● **MATERIAL**:
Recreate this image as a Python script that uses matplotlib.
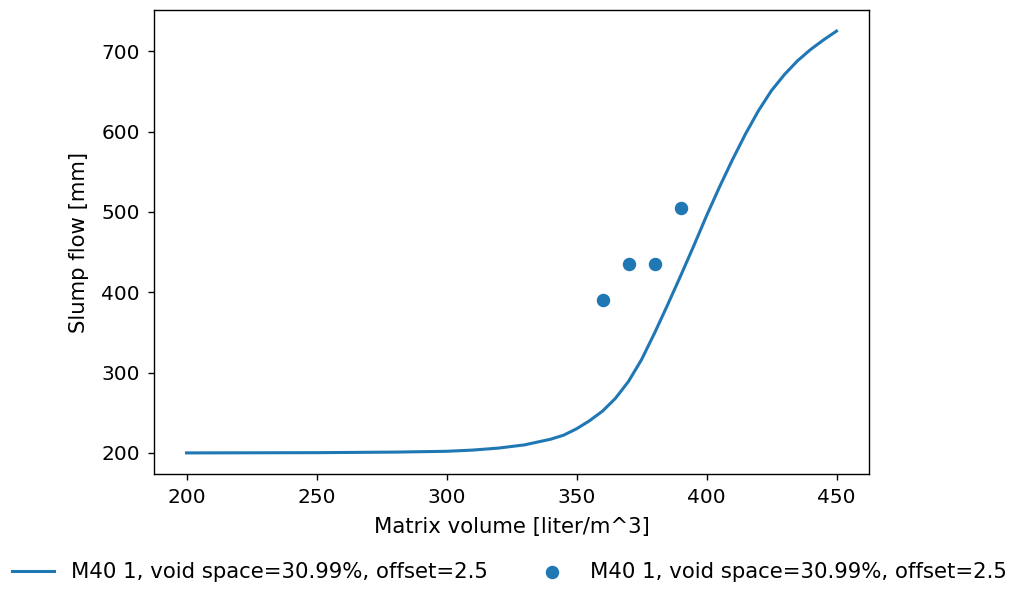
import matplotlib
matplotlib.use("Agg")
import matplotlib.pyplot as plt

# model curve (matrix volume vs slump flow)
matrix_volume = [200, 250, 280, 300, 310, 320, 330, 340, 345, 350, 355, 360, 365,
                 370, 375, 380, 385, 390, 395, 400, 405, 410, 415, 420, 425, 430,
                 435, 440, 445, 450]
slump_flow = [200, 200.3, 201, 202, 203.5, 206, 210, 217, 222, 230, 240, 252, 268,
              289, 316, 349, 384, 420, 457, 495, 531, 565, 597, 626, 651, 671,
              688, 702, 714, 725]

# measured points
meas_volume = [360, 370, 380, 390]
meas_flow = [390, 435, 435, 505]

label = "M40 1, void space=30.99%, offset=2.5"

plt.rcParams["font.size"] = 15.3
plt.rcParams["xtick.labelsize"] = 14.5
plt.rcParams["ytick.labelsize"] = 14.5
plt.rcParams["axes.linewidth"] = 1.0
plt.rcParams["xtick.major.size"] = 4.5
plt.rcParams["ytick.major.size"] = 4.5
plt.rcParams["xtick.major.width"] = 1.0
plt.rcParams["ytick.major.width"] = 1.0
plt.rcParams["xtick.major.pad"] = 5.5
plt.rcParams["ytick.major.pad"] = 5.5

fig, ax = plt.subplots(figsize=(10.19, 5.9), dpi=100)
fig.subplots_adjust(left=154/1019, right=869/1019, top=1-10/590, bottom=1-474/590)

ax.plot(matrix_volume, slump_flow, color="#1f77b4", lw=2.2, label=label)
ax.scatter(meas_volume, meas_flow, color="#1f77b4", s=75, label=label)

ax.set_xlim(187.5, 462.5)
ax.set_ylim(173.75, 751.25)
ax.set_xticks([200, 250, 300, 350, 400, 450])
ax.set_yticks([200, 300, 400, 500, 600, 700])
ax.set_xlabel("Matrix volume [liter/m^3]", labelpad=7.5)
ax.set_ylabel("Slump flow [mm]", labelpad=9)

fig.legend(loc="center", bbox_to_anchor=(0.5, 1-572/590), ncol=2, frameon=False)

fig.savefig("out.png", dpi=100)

● **STATED TASK**:
The listing above needs to be output again exactly. Don't include the pictures.

● **FULL OUTPUT**:
Recreate this image as a Python script that uses matplotlib.
import matplotlib
matplotlib.use("Agg")
import matplotlib.pyplot as plt

# model curve (matrix volume vs slump flow)
matrix_volume = [200, 250, 280, 300, 310, 320, 330, 340, 345, 350, 355, 360, 365,
                 370, 375, 380, 385, 390, 395, 400, 405, 410, 415, 420, 425, 430,
                 435, 440, 445, 450]
slump_flow = [200, 200.3, 201, 202, 203.5, 206, 210, 217, 222, 230, 240, 252, 268,
              289, 316, 349, 384, 420, 457, 495, 531, 565, 597, 626, 651, 671,
              688, 702, 714, 725]

# measured points
meas_volume = [360, 370, 380, 390]
meas_flow = [390, 435, 435, 505]

label = "M40 1, void space=30.99%, offset=2.5"

plt.rcParams["font.size"] = 15.3
plt.rcParams["xtick.labelsize"] = 14.5
plt.rcParams["ytick.labelsize"] = 14.5
plt.rcParams["axes.linewidth"] = 1.0
plt.rcParams["xtick.major.size"] = 4.5
plt.rcParams["ytick.major.size"] = 4.5
plt.rcParams["xtick.major.width"] = 1.0
plt.rcParams["ytick.major.width"] = 1.0
plt.rcParams["xtick.major.pad"] = 5.5
plt.rcParams["ytick.major.pad"] = 5.5

fig, ax = plt.subplots(figsize=(10.19, 5.9), dpi=100)
fig.subplots_adjust(left=154/1019, right=869/1019, top=1-10/590, bottom=1-474/590)

ax.plot(matrix_volume, slump_flow, color="#1f77b4", lw=2.2, label=label)
ax.scatter(meas_volume, meas_flow, color="#1f77b4", s=75, label=label)

ax.set_xlim(187.5, 462.5)
ax.set_ylim(173.75, 751.25)
ax.set_xticks([200, 250, 300, 350, 400, 450])
ax.set_yticks([200, 300, 400, 500, 600, 700])
ax.set_xlabel("Matrix volume [liter/m^3]", labelpad=7.5)
ax.set_ylabel("Slump flow [mm]", labelpad=9)

fig.legend(loc="center", bbox_to_anchor=(0.5, 1-572/590), ncol=2, frameon=False)

fig.savefig("out.png", dpi=100)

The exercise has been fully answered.